Gather the lines that hold the string "chart".

## Excerpted records
[START]
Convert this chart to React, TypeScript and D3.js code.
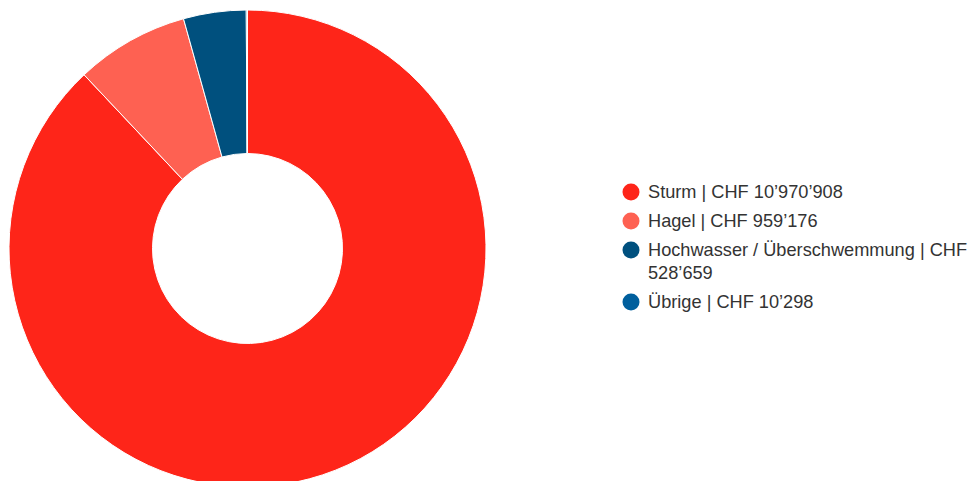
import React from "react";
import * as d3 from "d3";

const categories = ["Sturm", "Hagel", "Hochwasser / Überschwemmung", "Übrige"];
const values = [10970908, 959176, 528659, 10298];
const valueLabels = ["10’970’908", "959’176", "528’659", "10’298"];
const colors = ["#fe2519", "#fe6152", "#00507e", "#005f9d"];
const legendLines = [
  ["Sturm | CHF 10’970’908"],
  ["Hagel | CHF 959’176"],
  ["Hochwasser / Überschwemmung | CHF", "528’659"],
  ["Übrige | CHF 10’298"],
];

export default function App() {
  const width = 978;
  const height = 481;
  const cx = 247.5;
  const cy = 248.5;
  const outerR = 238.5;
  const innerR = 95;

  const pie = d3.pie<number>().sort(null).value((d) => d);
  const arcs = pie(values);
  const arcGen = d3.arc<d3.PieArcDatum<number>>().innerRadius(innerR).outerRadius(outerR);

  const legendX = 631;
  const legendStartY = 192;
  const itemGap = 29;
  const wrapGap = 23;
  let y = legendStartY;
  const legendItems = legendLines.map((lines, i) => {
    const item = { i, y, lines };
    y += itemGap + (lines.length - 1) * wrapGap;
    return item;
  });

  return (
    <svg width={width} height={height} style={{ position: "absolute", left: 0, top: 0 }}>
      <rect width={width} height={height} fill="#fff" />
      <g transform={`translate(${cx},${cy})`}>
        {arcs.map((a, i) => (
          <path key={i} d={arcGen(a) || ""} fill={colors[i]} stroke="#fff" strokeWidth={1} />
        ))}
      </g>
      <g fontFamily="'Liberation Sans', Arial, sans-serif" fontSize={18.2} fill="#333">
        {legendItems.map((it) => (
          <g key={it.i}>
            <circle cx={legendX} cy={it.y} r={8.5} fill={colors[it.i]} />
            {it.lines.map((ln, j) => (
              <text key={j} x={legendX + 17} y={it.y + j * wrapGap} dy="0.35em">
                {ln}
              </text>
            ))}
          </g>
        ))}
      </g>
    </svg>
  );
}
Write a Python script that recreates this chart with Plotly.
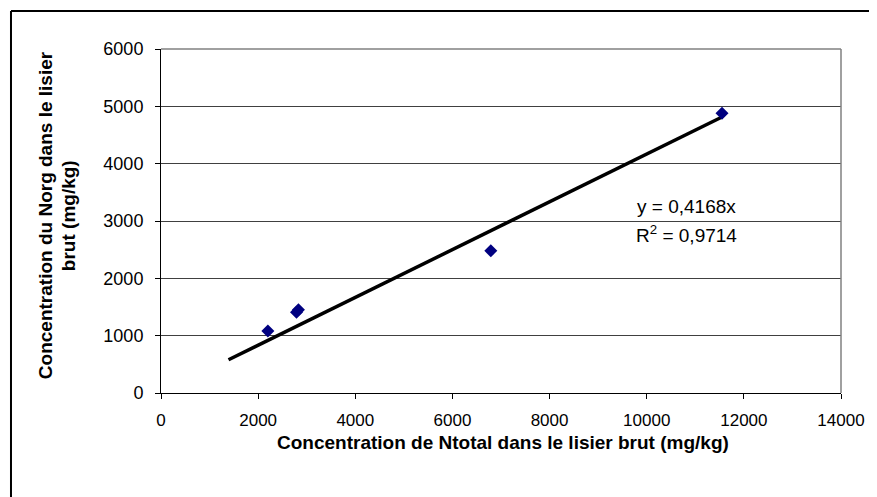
[END]
## The reply
Convert this chart to React, TypeScript and D3.js code.
Write a Python script that recreates this chart with Plotly.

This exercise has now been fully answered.